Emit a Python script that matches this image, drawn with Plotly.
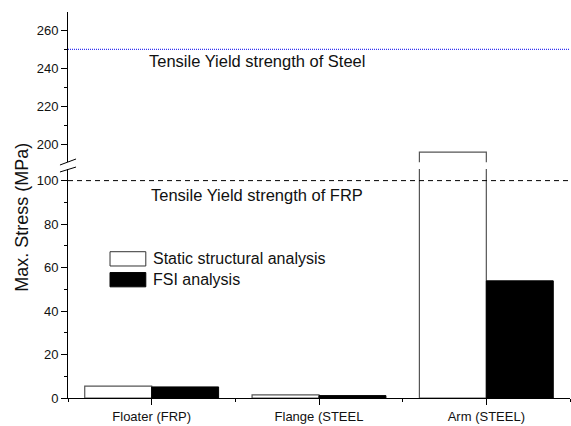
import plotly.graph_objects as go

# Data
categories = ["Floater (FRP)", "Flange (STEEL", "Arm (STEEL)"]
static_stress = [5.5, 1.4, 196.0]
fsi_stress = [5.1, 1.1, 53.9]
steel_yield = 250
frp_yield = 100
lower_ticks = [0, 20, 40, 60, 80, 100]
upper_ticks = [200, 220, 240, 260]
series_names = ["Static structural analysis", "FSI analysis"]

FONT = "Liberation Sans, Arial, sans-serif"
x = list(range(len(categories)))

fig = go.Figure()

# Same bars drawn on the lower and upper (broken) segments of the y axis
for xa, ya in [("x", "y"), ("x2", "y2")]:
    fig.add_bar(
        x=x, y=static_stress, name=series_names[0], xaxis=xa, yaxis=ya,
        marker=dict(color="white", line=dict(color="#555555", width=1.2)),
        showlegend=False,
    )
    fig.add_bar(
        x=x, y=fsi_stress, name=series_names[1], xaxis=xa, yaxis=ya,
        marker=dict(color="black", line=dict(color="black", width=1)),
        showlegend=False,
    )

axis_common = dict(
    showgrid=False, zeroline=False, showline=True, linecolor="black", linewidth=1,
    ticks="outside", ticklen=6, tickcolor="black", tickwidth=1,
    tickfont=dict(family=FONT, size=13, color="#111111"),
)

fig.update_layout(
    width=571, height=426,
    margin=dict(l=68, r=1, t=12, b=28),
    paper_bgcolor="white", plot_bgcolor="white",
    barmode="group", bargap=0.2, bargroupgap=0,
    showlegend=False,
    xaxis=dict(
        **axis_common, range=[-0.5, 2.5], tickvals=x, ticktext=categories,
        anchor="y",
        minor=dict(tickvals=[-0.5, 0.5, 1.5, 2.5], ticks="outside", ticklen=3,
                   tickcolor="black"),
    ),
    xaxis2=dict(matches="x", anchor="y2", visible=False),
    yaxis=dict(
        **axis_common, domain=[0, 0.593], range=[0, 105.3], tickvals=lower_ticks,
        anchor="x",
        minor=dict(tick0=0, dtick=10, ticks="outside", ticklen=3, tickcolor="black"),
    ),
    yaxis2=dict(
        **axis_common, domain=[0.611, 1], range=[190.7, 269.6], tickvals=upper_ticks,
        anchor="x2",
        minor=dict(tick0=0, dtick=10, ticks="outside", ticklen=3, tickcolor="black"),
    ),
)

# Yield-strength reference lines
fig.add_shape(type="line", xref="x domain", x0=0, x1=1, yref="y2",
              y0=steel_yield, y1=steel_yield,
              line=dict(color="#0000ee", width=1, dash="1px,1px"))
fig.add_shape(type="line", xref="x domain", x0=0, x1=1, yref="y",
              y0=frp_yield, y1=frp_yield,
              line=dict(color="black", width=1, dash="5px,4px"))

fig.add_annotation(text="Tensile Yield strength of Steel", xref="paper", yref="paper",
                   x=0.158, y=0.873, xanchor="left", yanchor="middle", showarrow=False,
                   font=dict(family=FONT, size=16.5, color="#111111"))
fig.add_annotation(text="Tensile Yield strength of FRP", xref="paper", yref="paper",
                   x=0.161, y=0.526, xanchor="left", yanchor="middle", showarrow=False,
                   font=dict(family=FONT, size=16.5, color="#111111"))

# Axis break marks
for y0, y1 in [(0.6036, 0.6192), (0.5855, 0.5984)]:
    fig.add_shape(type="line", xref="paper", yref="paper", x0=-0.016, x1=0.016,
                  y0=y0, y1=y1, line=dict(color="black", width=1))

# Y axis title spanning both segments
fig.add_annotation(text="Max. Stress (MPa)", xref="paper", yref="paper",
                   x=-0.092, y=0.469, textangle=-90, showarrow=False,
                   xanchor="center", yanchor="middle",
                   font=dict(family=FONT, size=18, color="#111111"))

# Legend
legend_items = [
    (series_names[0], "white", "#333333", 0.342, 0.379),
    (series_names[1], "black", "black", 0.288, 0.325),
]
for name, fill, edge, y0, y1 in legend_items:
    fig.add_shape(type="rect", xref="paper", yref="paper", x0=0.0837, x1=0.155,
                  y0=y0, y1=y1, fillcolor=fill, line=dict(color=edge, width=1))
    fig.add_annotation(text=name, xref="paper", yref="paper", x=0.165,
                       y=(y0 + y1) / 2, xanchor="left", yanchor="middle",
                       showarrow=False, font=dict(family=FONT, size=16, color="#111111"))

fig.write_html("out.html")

══════════

Exercise aim |
Repeat the lines of the listing above verbatim, beginning at its first line and ending at the line containing "fig = go.Figure()", which is included. Omit pictures.

Expected output |
Emit a Python script that matches this image, drawn with Plotly.
import plotly.graph_objects as go

# Data
categories = ["Floater (FRP)", "Flange (STEEL", "Arm (STEEL)"]
static_stress = [5.5, 1.4, 196.0]
fsi_stress = [5.1, 1.1, 53.9]
steel_yield = 250
frp_yield = 100
lower_ticks = [0, 20, 40, 60, 80, 100]
upper_ticks = [200, 220, 240, 260]
series_names = ["Static structural analysis", "FSI analysis"]

FONT = "Liberation Sans, Arial, sans-serif"
x = list(range(len(categories)))

fig = go.Figure()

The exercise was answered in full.